Instructions to follow: Retype, word for word, the lines between the ones holding "Output the Python" and "plt.rcParams['font.family'] = ['Liberation", inclusive; pictures stay out of the copy.

Rows from a dataset of charts and code
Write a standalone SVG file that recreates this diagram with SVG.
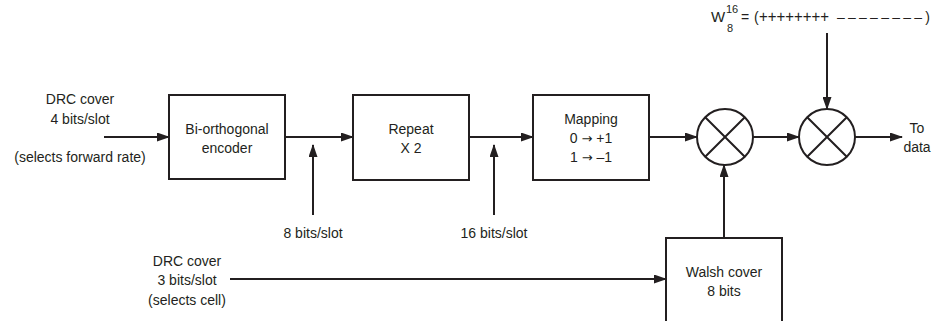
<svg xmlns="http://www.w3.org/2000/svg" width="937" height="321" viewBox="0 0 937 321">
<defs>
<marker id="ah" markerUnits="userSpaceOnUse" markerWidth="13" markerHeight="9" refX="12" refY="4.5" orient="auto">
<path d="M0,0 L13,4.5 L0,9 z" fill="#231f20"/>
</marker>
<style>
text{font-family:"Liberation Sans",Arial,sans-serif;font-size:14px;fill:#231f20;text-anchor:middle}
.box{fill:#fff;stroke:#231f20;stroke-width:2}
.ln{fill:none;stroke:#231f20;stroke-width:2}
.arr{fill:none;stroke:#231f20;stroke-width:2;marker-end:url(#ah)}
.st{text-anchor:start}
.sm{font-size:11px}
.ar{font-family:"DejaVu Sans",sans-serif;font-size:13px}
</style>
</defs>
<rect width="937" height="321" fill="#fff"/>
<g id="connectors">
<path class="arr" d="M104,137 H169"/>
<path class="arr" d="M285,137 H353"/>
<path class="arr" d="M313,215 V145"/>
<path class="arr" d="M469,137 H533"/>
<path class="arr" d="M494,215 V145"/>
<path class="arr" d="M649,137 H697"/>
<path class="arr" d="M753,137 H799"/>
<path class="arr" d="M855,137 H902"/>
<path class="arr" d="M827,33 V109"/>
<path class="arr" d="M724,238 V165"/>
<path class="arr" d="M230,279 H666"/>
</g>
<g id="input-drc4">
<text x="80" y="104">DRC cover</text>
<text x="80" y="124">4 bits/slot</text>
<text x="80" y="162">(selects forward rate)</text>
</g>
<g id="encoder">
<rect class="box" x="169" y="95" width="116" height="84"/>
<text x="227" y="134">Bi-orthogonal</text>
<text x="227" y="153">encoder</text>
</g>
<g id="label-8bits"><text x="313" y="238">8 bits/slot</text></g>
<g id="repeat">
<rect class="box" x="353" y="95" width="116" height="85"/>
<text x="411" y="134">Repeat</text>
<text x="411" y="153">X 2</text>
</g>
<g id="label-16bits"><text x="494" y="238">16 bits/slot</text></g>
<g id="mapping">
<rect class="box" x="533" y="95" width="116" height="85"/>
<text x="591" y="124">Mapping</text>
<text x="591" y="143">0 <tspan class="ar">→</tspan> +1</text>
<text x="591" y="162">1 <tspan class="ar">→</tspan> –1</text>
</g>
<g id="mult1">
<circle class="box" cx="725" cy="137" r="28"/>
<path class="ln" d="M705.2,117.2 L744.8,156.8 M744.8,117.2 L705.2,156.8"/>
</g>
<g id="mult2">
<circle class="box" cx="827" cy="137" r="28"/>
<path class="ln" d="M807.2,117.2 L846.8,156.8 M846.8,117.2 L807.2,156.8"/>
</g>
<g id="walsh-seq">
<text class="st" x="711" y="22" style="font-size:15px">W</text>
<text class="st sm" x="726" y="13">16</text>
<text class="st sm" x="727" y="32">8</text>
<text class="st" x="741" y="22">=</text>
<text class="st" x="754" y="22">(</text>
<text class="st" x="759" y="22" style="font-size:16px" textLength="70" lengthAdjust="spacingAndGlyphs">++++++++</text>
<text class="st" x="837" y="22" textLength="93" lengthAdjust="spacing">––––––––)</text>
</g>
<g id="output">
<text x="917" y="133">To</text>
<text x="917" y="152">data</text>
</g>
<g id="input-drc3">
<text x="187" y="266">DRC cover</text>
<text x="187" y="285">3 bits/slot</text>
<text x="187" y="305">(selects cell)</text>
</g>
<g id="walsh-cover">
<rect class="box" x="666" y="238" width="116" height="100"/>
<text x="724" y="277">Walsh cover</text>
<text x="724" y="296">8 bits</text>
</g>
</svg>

* * *

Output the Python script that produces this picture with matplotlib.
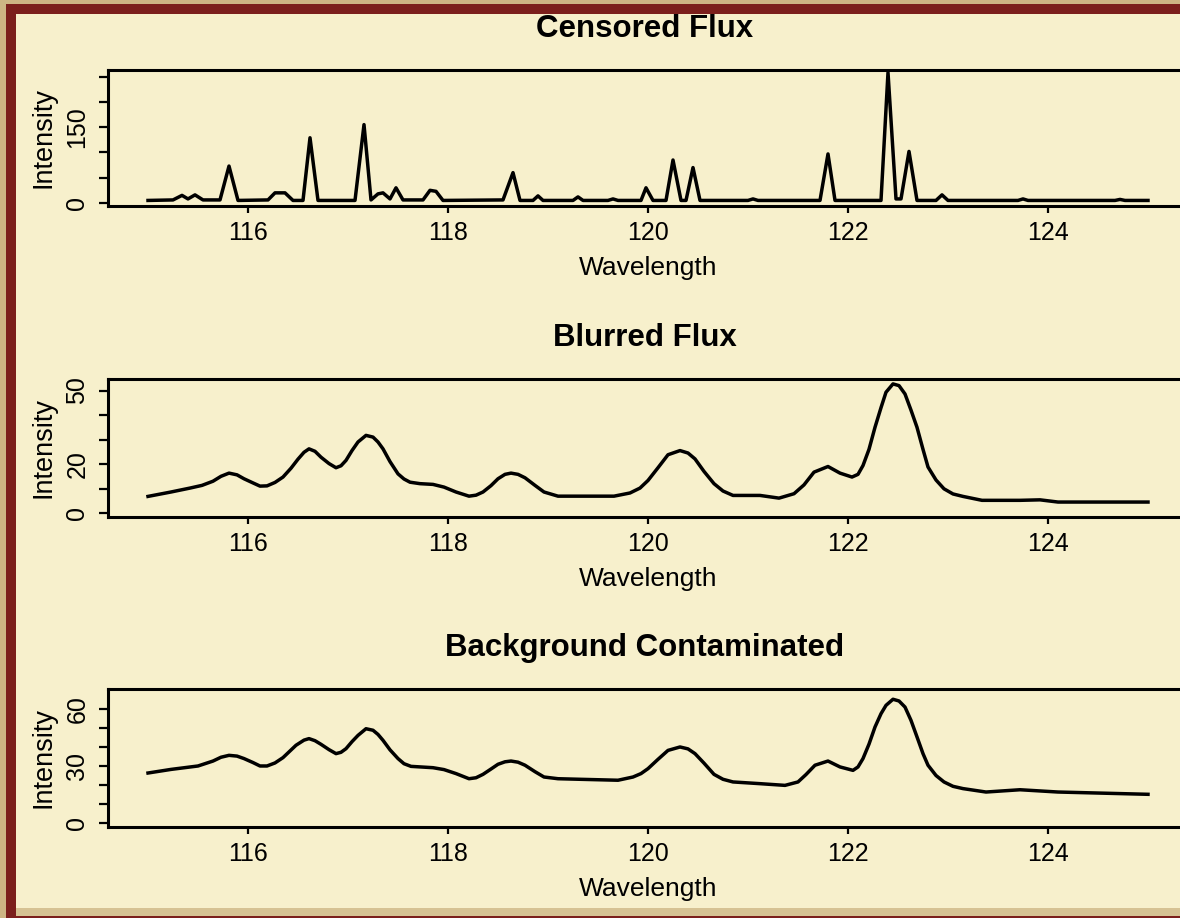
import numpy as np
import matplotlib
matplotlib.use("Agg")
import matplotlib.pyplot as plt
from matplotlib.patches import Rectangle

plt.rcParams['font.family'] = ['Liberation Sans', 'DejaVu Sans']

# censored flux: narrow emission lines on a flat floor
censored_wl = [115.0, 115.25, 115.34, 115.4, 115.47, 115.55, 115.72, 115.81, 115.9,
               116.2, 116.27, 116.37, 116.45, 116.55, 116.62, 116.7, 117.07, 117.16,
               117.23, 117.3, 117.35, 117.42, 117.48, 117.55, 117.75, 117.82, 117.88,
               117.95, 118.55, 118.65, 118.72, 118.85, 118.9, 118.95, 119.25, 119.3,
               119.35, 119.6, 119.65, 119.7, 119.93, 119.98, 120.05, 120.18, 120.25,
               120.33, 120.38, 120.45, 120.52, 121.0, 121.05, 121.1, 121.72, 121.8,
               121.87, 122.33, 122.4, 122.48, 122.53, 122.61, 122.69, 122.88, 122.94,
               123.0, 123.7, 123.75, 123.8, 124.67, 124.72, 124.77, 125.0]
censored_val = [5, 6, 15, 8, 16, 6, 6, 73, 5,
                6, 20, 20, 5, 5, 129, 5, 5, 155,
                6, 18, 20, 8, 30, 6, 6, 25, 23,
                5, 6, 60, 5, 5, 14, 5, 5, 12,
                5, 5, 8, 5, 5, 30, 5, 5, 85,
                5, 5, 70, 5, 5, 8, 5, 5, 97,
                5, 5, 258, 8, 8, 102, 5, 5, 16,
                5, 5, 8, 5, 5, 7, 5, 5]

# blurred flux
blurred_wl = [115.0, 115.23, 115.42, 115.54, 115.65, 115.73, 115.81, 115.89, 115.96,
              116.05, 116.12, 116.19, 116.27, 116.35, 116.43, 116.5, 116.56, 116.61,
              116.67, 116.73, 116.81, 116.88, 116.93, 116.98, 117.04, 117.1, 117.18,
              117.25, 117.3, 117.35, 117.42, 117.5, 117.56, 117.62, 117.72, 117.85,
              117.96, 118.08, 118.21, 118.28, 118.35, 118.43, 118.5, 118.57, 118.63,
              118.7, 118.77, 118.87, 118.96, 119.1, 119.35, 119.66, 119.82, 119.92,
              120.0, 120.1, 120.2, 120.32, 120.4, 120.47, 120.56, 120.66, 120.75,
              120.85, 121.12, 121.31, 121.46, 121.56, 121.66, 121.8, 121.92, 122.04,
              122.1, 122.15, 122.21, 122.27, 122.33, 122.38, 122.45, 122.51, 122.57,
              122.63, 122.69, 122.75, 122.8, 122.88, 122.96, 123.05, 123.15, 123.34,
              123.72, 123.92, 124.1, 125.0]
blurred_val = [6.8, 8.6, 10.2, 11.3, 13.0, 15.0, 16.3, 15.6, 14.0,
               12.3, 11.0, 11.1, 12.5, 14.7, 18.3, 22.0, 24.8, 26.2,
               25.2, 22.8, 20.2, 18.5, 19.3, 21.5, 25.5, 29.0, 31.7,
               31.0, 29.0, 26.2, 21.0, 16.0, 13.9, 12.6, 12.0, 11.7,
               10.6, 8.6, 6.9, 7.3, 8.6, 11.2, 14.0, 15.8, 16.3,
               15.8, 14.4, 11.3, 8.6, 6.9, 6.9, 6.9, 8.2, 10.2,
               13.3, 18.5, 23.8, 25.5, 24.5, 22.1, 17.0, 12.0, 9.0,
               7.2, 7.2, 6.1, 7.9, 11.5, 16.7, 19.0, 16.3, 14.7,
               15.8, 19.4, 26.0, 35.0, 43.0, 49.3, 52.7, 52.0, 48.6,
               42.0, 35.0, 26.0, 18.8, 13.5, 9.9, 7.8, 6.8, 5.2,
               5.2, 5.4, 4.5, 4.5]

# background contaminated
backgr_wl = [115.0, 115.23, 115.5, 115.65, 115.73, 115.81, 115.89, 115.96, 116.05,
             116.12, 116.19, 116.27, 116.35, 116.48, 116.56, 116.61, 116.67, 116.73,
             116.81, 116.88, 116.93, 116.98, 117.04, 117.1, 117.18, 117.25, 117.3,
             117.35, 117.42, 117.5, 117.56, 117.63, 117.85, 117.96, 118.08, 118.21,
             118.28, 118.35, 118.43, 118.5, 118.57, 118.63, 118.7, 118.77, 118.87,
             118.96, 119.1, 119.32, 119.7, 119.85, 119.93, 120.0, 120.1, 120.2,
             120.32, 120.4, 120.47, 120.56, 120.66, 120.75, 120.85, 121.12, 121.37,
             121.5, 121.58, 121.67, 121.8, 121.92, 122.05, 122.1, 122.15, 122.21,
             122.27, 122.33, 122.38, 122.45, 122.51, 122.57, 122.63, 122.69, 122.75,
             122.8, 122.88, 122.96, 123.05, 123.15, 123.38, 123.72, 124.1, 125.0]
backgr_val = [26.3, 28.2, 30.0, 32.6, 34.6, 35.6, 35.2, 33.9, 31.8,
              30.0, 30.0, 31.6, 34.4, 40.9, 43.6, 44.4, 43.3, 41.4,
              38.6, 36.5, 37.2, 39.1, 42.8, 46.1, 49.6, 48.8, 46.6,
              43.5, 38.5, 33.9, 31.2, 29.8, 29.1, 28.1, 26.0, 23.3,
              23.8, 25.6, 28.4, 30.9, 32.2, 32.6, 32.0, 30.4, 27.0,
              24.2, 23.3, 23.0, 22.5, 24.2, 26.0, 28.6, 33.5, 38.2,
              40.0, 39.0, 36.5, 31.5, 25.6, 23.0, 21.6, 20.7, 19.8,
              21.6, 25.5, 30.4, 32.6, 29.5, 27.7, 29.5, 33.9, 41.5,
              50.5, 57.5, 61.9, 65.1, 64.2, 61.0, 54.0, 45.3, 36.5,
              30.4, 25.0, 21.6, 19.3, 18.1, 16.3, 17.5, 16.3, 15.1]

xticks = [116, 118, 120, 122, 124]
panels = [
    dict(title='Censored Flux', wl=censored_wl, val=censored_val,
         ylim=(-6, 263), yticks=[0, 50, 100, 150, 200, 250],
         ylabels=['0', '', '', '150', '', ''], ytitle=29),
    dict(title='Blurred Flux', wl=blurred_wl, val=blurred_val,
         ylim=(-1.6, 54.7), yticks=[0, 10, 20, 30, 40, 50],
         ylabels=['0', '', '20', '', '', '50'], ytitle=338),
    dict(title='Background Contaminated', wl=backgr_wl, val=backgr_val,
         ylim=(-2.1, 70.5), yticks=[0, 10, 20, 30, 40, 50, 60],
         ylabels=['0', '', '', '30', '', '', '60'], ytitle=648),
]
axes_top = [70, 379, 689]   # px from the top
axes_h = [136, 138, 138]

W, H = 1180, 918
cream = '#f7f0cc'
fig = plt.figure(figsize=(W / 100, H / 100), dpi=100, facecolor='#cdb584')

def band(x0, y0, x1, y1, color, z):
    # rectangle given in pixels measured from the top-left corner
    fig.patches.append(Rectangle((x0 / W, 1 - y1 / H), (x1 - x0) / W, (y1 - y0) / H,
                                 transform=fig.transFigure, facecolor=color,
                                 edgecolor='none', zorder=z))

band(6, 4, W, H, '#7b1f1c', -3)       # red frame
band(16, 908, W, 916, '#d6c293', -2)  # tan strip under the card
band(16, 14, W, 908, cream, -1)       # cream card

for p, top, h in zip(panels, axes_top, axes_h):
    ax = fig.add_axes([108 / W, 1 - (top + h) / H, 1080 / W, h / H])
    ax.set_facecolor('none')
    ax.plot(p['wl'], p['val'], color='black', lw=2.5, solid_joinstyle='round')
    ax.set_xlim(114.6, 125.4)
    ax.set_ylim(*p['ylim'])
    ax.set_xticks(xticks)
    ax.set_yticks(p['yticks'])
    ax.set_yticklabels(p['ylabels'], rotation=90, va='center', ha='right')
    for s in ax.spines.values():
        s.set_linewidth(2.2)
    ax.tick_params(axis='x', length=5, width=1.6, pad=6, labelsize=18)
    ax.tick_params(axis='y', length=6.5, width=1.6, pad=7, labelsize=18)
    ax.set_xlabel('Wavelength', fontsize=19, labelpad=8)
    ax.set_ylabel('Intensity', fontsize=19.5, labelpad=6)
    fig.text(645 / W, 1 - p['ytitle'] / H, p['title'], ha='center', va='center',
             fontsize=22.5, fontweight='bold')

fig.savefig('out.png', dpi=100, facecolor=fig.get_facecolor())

Full output:
Output the Python script that produces this picture with matplotlib.
import numpy as np
import matplotlib
matplotlib.use("Agg")
import matplotlib.pyplot as plt
from matplotlib.patches import Rectangle

plt.rcParams['font.family'] = ['Liberation Sans', 'DejaVu Sans']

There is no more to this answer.